━━━━━ DATASET RECORDS ━━━━━

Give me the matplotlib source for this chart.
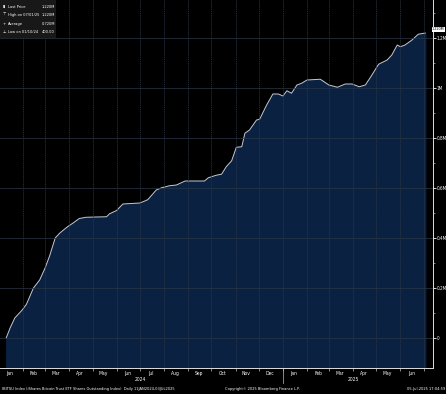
import numpy as np
import pandas as pd
import matplotlib
matplotlib.use('Agg')
import matplotlib.pyplot as plt
import matplotlib.dates as mdates

plt.rcParams['font.family'] = ['DejaVu Sans']
plt.rcParams['font.stretch'] = 'condensed'

# IBIT shares outstanding (millions)
dates = ['2024-01-11', '2024-01-16', '2024-01-22', '2024-01-31', '2024-02-06', '2024-02-15',
         '2024-02-23', '2024-03-01', '2024-03-07', '2024-03-14', '2024-03-20', '2024-03-29',
         '2024-04-06', '2024-04-14', '2024-04-23', '2024-05-19', '2024-05-23', '2024-06-01',
         '2024-06-09', '2024-07-01', '2024-07-11', '2024-07-22', '2024-07-29', '2024-08-08',
         '2024-08-17', '2024-08-28', '2024-09-22', '2024-09-27', '2024-10-07', '2024-10-14',
         '2024-10-20', '2024-10-27', '2024-11-02', '2024-11-09', '2024-11-13', '2024-11-19',
         '2024-11-28', '2024-12-02', '2024-12-11', '2024-12-19', '2024-12-26', '2025-01-01',
         '2025-01-06', '2025-01-12', '2025-01-19', '2025-01-25', '2025-02-01', '2025-02-18',
         '2025-03-01', '2025-03-12', '2025-03-22', '2025-03-31', '2025-04-09', '2025-04-17',
         '2025-04-24', '2025-05-04', '2025-05-15', '2025-05-21', '2025-05-28', '2025-06-01',
         '2025-06-07', '2025-06-16', '2025-06-24', '2025-07-03']
shares = [0.0004, 0.04, 0.08, 0.11, 0.135, 0.20,
          0.232, 0.28, 0.33, 0.40, 0.42, 0.443,
          0.46, 0.478, 0.483, 0.485, 0.497, 0.51,
          0.536, 0.54, 0.553, 0.592, 0.601, 0.609,
          0.612, 0.628, 0.628, 0.641, 0.651, 0.655,
          0.685, 0.709, 0.763, 0.765, 0.819, 0.832,
          0.872, 0.875, 0.932, 0.976, 0.976, 0.968,
          0.989, 0.979, 1.012, 1.019, 1.032, 1.035,
          1.012, 1.003, 1.016, 1.016, 1.005, 1.012,
          1.045, 1.095, 1.112, 1.132, 1.172, 1.165,
          1.172, 1.192, 1.215, 1.22]

y_ticks = [0, 0.2, 0.4, 0.6, 0.8, 1.0, 1.2]
y_labels = ['0', '0.2M', '0.4M', '0.6M', '0.8M', '1M', '1.2M']

legend_rows = [('Last Price', '1.220M'), ('High on 07/01/25', '1.220M'),
               ('Average', '0.720M'), ('Low on 01/10/24', '400.00')]

df = pd.DataFrame({'date': pd.to_datetime(dates), 'shares': shares})

fig = plt.figure(figsize=(4.46, 3.94), dpi=100, facecolor='black')
ax = fig.add_axes([0, 1 - 368 / 394, 433 / 446, 368 / 394])
ax.set_facecolor('black')

ax.fill_between(df['date'], df['shares'], -0.2, color='#0b2141', zorder=2)
ax.plot(df['date'], df['shares'], color='#c4c8cf', lw=0.7, zorder=3)

ax.set_xlim(pd.Timestamp('2024-01-03'), pd.Timestamp('2025-07-13'))
ax.set_ylim(-0.12, 1.352)

# y axis on the right
ax.yaxis.tick_right()
ax.set_yticks(y_ticks)
ax.set_yticklabels(y_labels)
ax.set_yticks(np.arange(0.1, 1.31, 0.2), minor=True)
ax.tick_params(axis='y', which='major', colors='white', labelsize=3.3, length=2, width=0.6, pad=0.8)
ax.tick_params(axis='y', which='minor', colors='#bbbbbb', length=1.5, width=0.5)

# month boundaries as ticks/grid, month names centred between them
month_starts = pd.date_range('2024-02-01', '2025-07-01', freq='MS')
ax.set_xticks(month_starts, minor=True)
mid_months = pd.date_range('2024-01-01', '2025-06-01', freq='MS') + pd.Timedelta(days=14)
ax.set_xticks(mid_months)
ax.xaxis.set_major_formatter(mdates.DateFormatter('%b'))
ax.tick_params(axis='x', which='major', length=0, colors='white', labelsize=3.6, pad=2.5)
ax.tick_params(axis='x', which='minor', length=2, width=0.5, colors='#bbbbbb')

for d in month_starts:
    ax.axvline(d, color='#2c3848', lw=0.5, ls=(0, (2, 1)), zorder=4)
for v in y_ticks:
    ax.axhline(v, color='#2c3848', lw=0.5, zorder=4)

for s in ['top', 'left']:
    ax.spines[s].set_visible(False)
for s in ['right', 'bottom']:
    ax.spines[s].set_color('#dddddd')
    ax.spines[s].set_linewidth(0.7)

# year labels and separator
ax.text(pd.Timestamp('2024-07-01'), -0.025, '2024', transform=ax.get_xaxis_transform(),
        color='white', fontsize=3.6, ha='center', va='top')
ax.text(pd.Timestamp('2025-04-01'), -0.025, '2025', transform=ax.get_xaxis_transform(),
        color='white', fontsize=3.6, ha='center', va='top')
ax.plot([pd.Timestamp('2025-01-01')] * 2, [0, -0.04], transform=ax.get_xaxis_transform(),
        color='#bbbbbb', lw=0.5, clip_on=False)

# last price tag at the right edge
fig.text(444.5 / 446, 1 - 29.5 / 394, '1.220M', fontsize=2.7, color='black',
         va='center', ha='right',
         bbox=dict(boxstyle='square,pad=0.1', fc='white', ec='none'))

# legend box top-left
fig.patches.append(plt.Rectangle((0, 1 - 38 / 394), 56 / 446, 38 / 394, transform=fig.transFigure,
                                 fc='#181818', ec='none', zorder=5))
markers = ['\u25ae', '\u22a4', '+', '\u22a5']
for i, (name, val) in enumerate(legend_rows):
    yy = 1 - (7 + i * 8.3) / 394
    fig.text(2.5 / 446, yy, markers[i], color='white', fontsize=3.2, va='center', zorder=6)
    fig.text(7.5 / 446, yy, name, color='white', fontsize=2.9, va='center', zorder=6)
    fig.text(55 / 446, yy, val, color='white', fontsize=2.9, va='center', ha='right', zorder=6)

# footer
fig.text(2 / 446, 1 - 389 / 394, 'IBITSU Index (iShares Bitcoin Trust ETF Shares Outstanding Index)  Daily 11JAN2024-03JUL2025',
         color='white', fontsize=2.9, va='center')
fig.text(262 / 446, 1 - 389 / 394, 'Copyright\u00a9 2025 Bloomberg Finance L.P.',
         color='white', fontsize=2.9, va='center', ha='center')
fig.text(445 / 446, 1 - 389 / 394, '05-Jul-2025 17:04:59',
         color='white', fontsize=2.9, va='center', ha='right')

fig.savefig('out.png', dpi=100, facecolor='black')
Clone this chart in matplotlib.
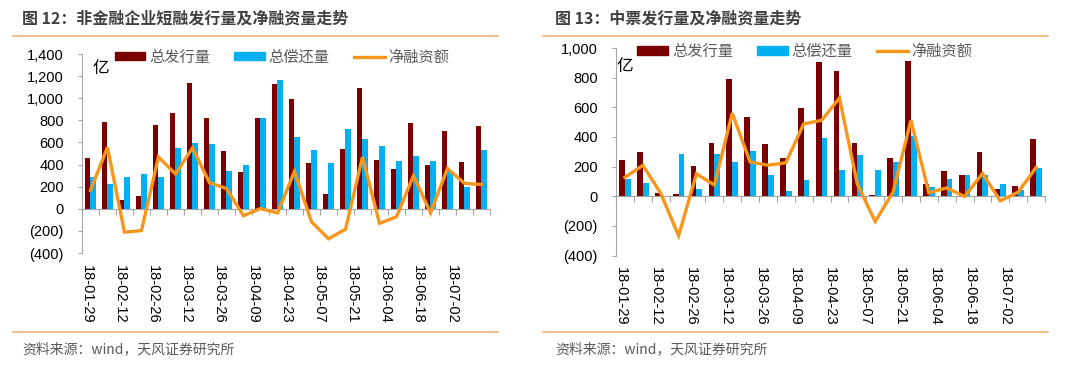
import numpy as np
import matplotlib

matplotlib.use("Agg")
import matplotlib.pyplot as plt  # noqa: E402
from matplotlib.patches import Patch  # noqa: E402
from matplotlib.lines import Line2D  # noqa: E402
from matplotlib.ticker import FuncFormatter  # noqa: E402

plt.rcParams["font.family"] = ["Liberation Sans", "Noto Sans CJK SC", "DejaVu Sans"]

CJK = ["Noto Sans CJK SC", "DejaVu Sans"]

weeks = ["18-01-29", "18-02-05", "18-02-12", "18-02-19", "18-02-26", "18-03-05",
         "18-03-12", "18-03-19", "18-03-26", "18-04-02", "18-04-09", "18-04-16",
         "18-04-23", "18-04-30", "18-05-07", "18-05-14", "18-05-21", "18-05-28",
         "18-06-04", "18-06-11", "18-06-18", "18-06-25", "18-07-02", "18-07-09"]

# 图12 非金融企业短融 (亿)
scp_issue = [460, 785, 75, 117, 755, 868, 1142, 818, 522, 333, 823, 1130,
             990, 415, 138, 540, 1097, 437, 358, 778, 396, 705, 425, 750]
scp_repay = [292, 228, 292, 312, 286, 551, 592, 583, 340, 398, 823, 1168,
             652, 533, 411, 723, 628, 568, 430, 479, 433, 340, 195, 532]
scp_net = [167, 555, -212, -197, 468, 315, 550, 236, 183, -63, 2, -38,
           338, -118, -271, -185, 468, -132, -72, 300, -37, 364, 230, 220]

# 图13 中票 (亿)
mtn_issue = [245, 300, 20, 18, 203, 358, 790, 534, 351, 259, 597, 905,
             845, 360, 5, 257, 914, 83, 171, 144, 295, 52, 70, 383]
mtn_repay = [115, 92, 0, 284, 52, 284, 230, 302, 142, 32, 110, 394,
             180, 279, 176, 230, 403, 59, 115, 146, 142, 83, 43, 191]
mtn_net = [128, 208, 20, -266, 151, 76, 560, 232, 209, 226, 488, 512,
           663, 82, -171, 28, 512, 24, 56, -2, 153, -31, 28, 193]

RED = "#7A0000"
BLUE = "#00B0F0"
ORANGE = "#F7961C"
AXIS = "#A6A6A6"
TXT = "#404040"
SEP = "#EBB27E"


def fmt(v, _pos):
    if v < 0:
        return f"({abs(v):,.0f})"
    return f"{v:,.0f}"


def draw_panel(ax, issue, repay, net, ylim, step, leg_x, leg_y, yi_xy, bw):
    x = np.arange(len(weeks))
    ax.bar(x - bw / 2, issue, width=bw, color=RED, zorder=2)
    ax.bar(x + bw / 2, repay, width=bw, color=BLUE, zorder=2)
    ax.plot(x, net, color=ORANGE, lw=2.4, zorder=3, solid_joinstyle="miter")

    ax.set_xlim(-0.5, len(weeks) - 0.5)
    ax.set_ylim(*ylim)
    ax.set_yticks(np.arange(ylim[0], ylim[1] + 1, step))
    ax.yaxis.set_major_formatter(FuncFormatter(fmt))

    for s in ("top", "right"):
        ax.spines[s].set_visible(False)
    ax.spines["bottom"].set_position(("data", 0))
    ax.spines["bottom"].set_color(AXIS)
    ax.spines["left"].set_color(AXIS)
    ax.spines["bottom"].set_zorder(1)

    ax.set_xticks(np.arange(-0.5, len(weeks), 1.0))
    ax.set_xticklabels([])
    ax.tick_params(axis="x", direction="out", length=4, color=AXIS, width=0.8)
    ax.tick_params(axis="y", direction="out", length=3, color=AXIS, width=0.8,
                   labelsize=10.5, labelcolor="black", pad=10)

    for i in range(0, len(weeks), 2):
        ax.annotate(weeks[i], xy=(i * 0.975 - 0.22, 0), xycoords=("data", "axes fraction"),
                    xytext=(0, -8.5), textcoords="offset points", rotation=270,
                    ha="center", va="top", fontsize=10.5, color="black")

    ax.text(yi_xy[0], yi_xy[1], "亿", transform=ax.transAxes, fontsize=12,
            family=CJK, ha="left", va="center", color="black")

    handles = [Patch(color=RED), Patch(color=BLUE), Line2D([], [], color=ORANGE, lw=2.4)]
    leg = ax.legend(handles, ["总发行量", "总偿还量", "净融资额"], ncol=3, frameon=False,
                    loc="center left", bbox_to_anchor=(leg_x, leg_y), borderpad=0,
                    borderaxespad=0, handlelength=2.0, handleheight=0.5,
                    handletextpad=0.25, columnspacing=1.6,
                    prop={"family": CJK, "size": 11})
    for t in leg.get_texts():
        t.set_color("#595959")


fig = plt.figure(figsize=(10.8, 3.67), dpi=100)

ax1 = fig.add_axes([0.0759, 0.3106, 0.3778, 0.5422])
draw_panel(ax1, scp_issue, scp_repay, scp_net, (-400, 1400), 200,
           0.08, 0.985, (0.026, 0.925), 0.3)

ax2 = fig.add_axes([0.5704, 0.3038, 0.3972, 0.5654])
draw_panel(ax2, mtn_issue, mtn_repay, mtn_net, (-400, 1000), 200,
           0.05, 0.985, (0.0, 0.913), 0.32)

fig.text(22 / 1080, 1 - 18 / 367, "图 12：非金融企业短融发行量及净融资量走势", family=CJK,
         fontsize=11.5, weight="bold", color=TXT, ha="left", va="center")
fig.text(555 / 1080, 1 - 18 / 367, "图 13：中票发行量及净融资量走势", family=CJK,
         fontsize=11.5, weight="bold", color=TXT, ha="left", va="center")

for x0, x1 in ((13, 498), (543, 1048)):
    fig.add_artist(Line2D([x0 / 1080, x1 / 1080], [1 - 36 / 367] * 2, color=SEP, lw=1.2))
    fig.add_artist(Line2D([x0 / 1080, x1 / 1080], [1 - 332 / 367] * 2, color=SEP, lw=1.2))

fig.text(22 / 1080, 1 - 349 / 367, "资料来源：wind，天风证券研究所", family=CJK,
         fontsize=10, color="#595959", ha="left", va="center")
fig.text(555 / 1080, 1 - 349 / 367, "资料来源：wind，天风证券研究所", family=CJK,
         fontsize=10, color="#595959", ha="left", va="center")

fig.savefig("out.png", dpi=100)
plt.close(fig)
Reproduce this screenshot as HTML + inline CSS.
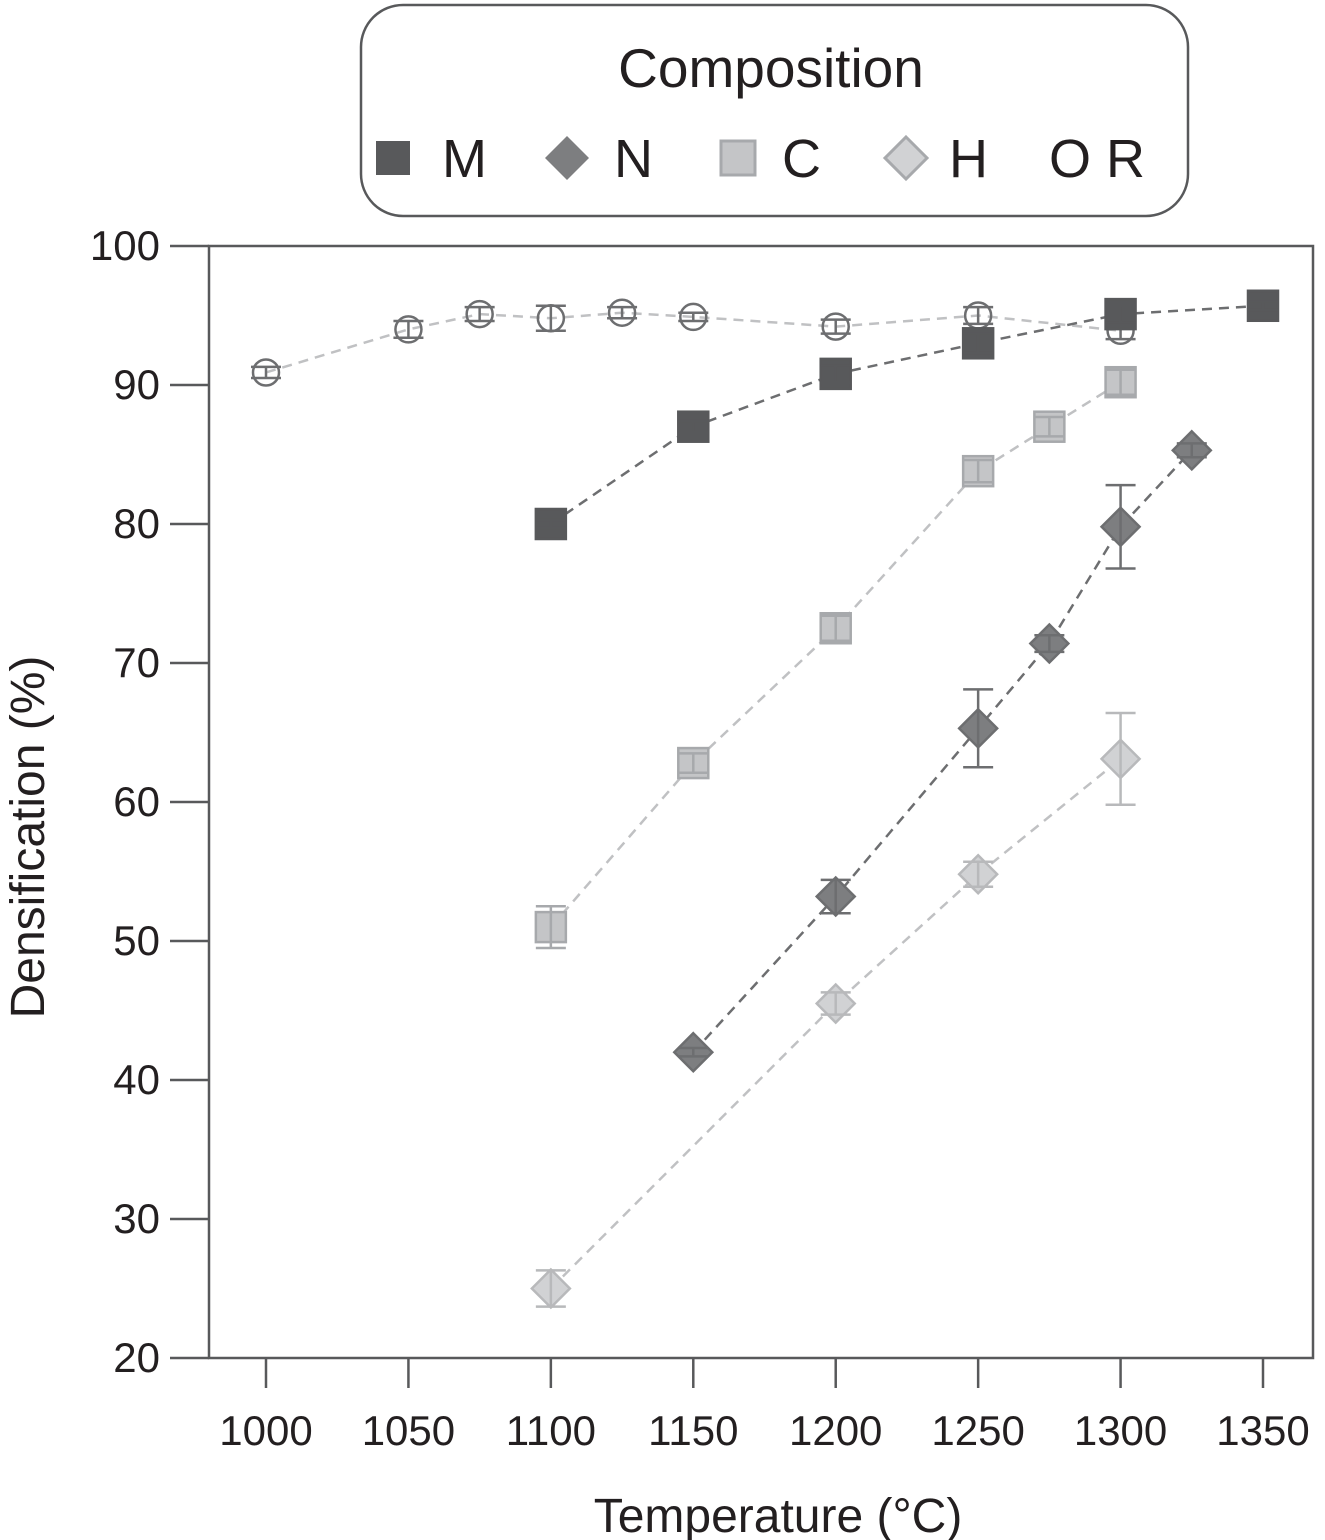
<!DOCTYPE html>
<html><head><meta charset="utf-8"><style>
body{margin:0;background:#fff;}
svg{display:block;font-family:"Liberation Sans",sans-serif;}
</style></head><body>
<svg id="chart" width="1325" height="1540" viewBox="0 0 1325 1540">
<g>
<rect x="361" y="5" width="827" height="211" rx="42" fill="#fff" stroke="#58595b" stroke-width="2.5"/>
<text x="771" y="87" font-size="55" text-anchor="middle" fill="#231f20">Composition</text>
<g><rect x="376" y="141" width="34" height="34" fill="#58595b"/><text x="442" y="177" font-size="54" fill="#231f20">M</text></g>
<g><polygon points="567,136 589,158 567,180 545,158" fill="#7d7e80"/><text x="614" y="177" font-size="54" fill="#231f20">N</text></g>
<g><rect x="721" y="141" width="34" height="34" fill="#c4c5c7" stroke="#a7a9ac" stroke-width="3"/><text x="782" y="177" font-size="54" fill="#231f20">C</text></g>
<g><polygon points="906,137 927,158 906,179 885,158" fill="#d1d2d4" stroke="#a7a9ac" stroke-width="3"/><text x="949" y="177" font-size="54" fill="#231f20">H</text></g>
<g><text x="1049" y="177" font-size="54" fill="#231f20">O R</text></g>
</g>
<rect x="209" y="246" width="1104" height="1112" fill="none" stroke="#58595b" stroke-width="2.5"/>
<g id="axes"></g>
<g id="series"></g>
<text x="778" y="1532" font-size="48" text-anchor="middle" fill="#231f20">Temperature (°C)</text>
<text transform="translate(44,837) rotate(-90)" font-size="48" text-anchor="middle" fill="#231f20">Densification (%)</text>
</svg>
<script>
const xTicks=[1000,1050,1100,1150,1200,1250,1300,1350];
const yTicks=[20,30,40,50,60,70,80,90,100];
const rX=[1000,1050,1075,1100,1125,1150,1200,1250,1300];
const rY=[90.9,94.0,95.1,94.8,95.2,94.9,94.2,95.0,93.9];
const rE=[0.4,0.6,0.5,0.9,0.4,0.3,0.5,0.6,0.6];
const mX=[1100,1150,1200,1250,1300,1350];
const mY=[80.0,87.0,90.8,93.0,95.1,95.7];
const mE=[0.3,0.4,0.6,0.7,0.6,0.3];
const nX=[1150,1200,1250,1275,1300,1325];
const nY=[42.0,53.2,65.3,71.4,79.8,85.3];
const nE=[0.3,1.2,2.8,0.6,3.0,0.5];
const cX=[1100,1150,1200,1250,1275,1300];
const cY=[51.0,62.8,72.5,83.8,87.0,90.2];
const cE=[1.5,0.7,0.9,0.8,0.7,0.9];
const hX=[1100,1200,1250,1300];
const hY=[25.0,45.5,54.8,63.1];
const hE=[1.3,0.8,0.9,3.3];
const NS='http://www.w3.org/2000/svg';
const xs=v=>266+(v-1000)*(1263-266)/350;
const ys=v=>1358-(v-20)*(1358-246)/80;
function mk(t,a,p){const e=document.createElementNS(NS,t);for(const k in a)e.setAttribute(k,a[k]);p.appendChild(e);return e;}
const ax=document.getElementById('axes');
xTicks.forEach(t=>{
 const l=mk('line',{x1:xs(t),x2:xs(t),y1:1358,y2:1388,stroke:'#58595b','stroke-width':2.5},ax);
 
 
 const tx=mk('text',{x:xs(t),y:1445,'font-size':42,'text-anchor':'middle',fill:'#231f20'},ax);tx.textContent=t;
 
 
});
yTicks.forEach(t=>{
 const l=mk('line',{x1:170,x2:209,y1:ys(t),y2:ys(t),stroke:'#58595b','stroke-width':2.5},ax);
 
 
 const tx=mk('text',{x:160,y:ys(t)+14,'font-size':42,'text-anchor':'end',fill:'#231f20'},ax);tx.textContent=t;
 
 
});
const sg=document.getElementById('series');
function series(name,X,Y,E,shape,fill,stroke,lineCol){
 const g=mk('g',{},sg);
 
 
 const pl=mk('polyline',{points:X.map((x,i)=>xs(x)+','+ys(Y[i])).join(' '),fill:'none',stroke:lineCol,'stroke-width':2.5,'stroke-dasharray':'10 7'},g);
 
 
 X.forEach((x,i)=>{
  const cx=xs(x),cy=ys(Y[i]),t=ys(Y[i]+E[i]),b=ys(Y[i]-E[i]);
  let m;
  if(shape==='sq')m=mk('rect',{x:cx-15,y:cy-15,width:30,height:30,fill:fill,stroke:stroke,'stroke-width':2.5},g);
  else if(shape==='di')m=mk('polygon',{points:`${cx},${cy-19} ${cx+19},${cy} ${cx},${cy+19} ${cx-19},${cy}`,fill:fill,stroke:stroke,'stroke-width':2.5},g);
  else m=mk('circle',{cx:cx,cy:cy,r:13,fill:'none',stroke:stroke,'stroke-width':2.5},g);
  
  
  const eb=mk('path',{d:`M${cx-15},${t}H${cx+15}M${cx},${t}V${b}M${cx-15},${b}H${cx+15}`,stroke:stroke,'stroke-width':2.5,fill:'none'},g);
  
  
 });
}
series('r',rX,rY,rE,'ci','none','#6d6e70','#c0c1c3');
series('h',hX,hY,hE,'di','#d1d2d4','#b8b9bb','#c0c1c3');
series('c',cX,cY,cE,'sq','#c4c5c7','#a7a9ac','#c0c1c3');
series('n',nX,nY,nE,'di','#7d7e80','#6d6e70','#6d6e70');
series('m',mX,mY,mE,'sq','#58595b','#58595b','#6d6e70');
</script>
</body></html>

━━━━━

SHORT EXERCISE
Leave out the pictures and repeat exactly the lines from the start of the material through the line that contains "plt.rcParams['font.stretch'] = 'condensed'", both included.

THE SOLUTION
Give me the matplotlib source for this chart.
import numpy as np
import pandas as pd
import matplotlib
matplotlib.use('Agg')
import matplotlib.pyplot as plt
import matplotlib.dates as mdates

plt.rcParams['font.family'] = ['DejaVu Sans']
plt.rcParams['font.stretch'] = 'condensed'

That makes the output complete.